A common pitfall with cv2 is that it is BGR instead of RGB. If you trained using PIL, I would recommend to do img_tensor = torch.from_numpy(img_arr)[:,:, ::-1].
Another is to put the network into eval mode (model.eval()). You need to do this after loading the model, in particular if you have BatchNorm.
Hi, it shows me the following error, seems the normalize has some issue
File "test_xy_final.py", line 62, in <module>
File "test_xy_final.py", line 43, in main
img_tensor = compose_img(img_tensor)
File "/opt/conda/lib/python3.6/site-packages/torchvision/transforms/transforms.py", line 61, in __call__
img = t(img)
File "/opt/conda/lib/python3.6/site-packages/torchvision/transforms/transforms.py", line 166, in __call__
return F.normalize(tensor, self.mean, self.std, self.inplace)

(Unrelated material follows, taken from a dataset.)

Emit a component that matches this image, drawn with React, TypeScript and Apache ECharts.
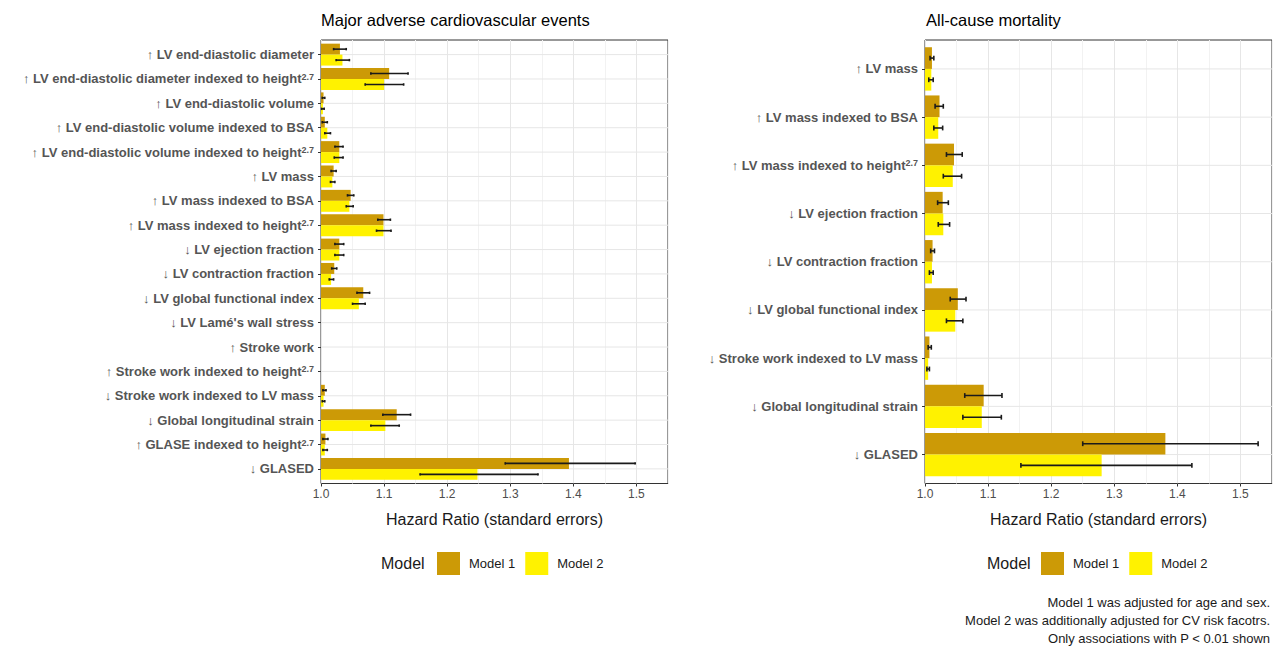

File "/opt/conda/lib/python3.6/site-packages/torchvision/transforms/functional.py", line 217, in normalize
tensor.sub_(mean[:, None, None]).div_(std[:, None, None])
RuntimeError: output with shape [1, 112, 112] doesn't match the broadcast shape [3, 112, 112]
Ah, sorry, it should have been [:, :, ::-1] but that doesn’t work in PyTorch but you need .flip(2) (after that, the three image channels should be switched), you can use matplotib’s pyplot.imshow to see whether it looks OK.
thank you. I’ll try this. Can you explain why during training, I use cv2, the validation result is good. Some mechanism in pytorch? And also, if i want to finetune a public model, the RGB, BGR should be consist with their training data ( their defined dataloader), right?
Oh, if you used cv2 in the training, you might have also trained with BGR (e.g. the original detectron was, I think). I had understood your reply as that you used the usual TorchVision pipeline which uses RGB images. I should have asked better, sorry.
In general, the TorchVision models work with RGB, so most pretrained models do.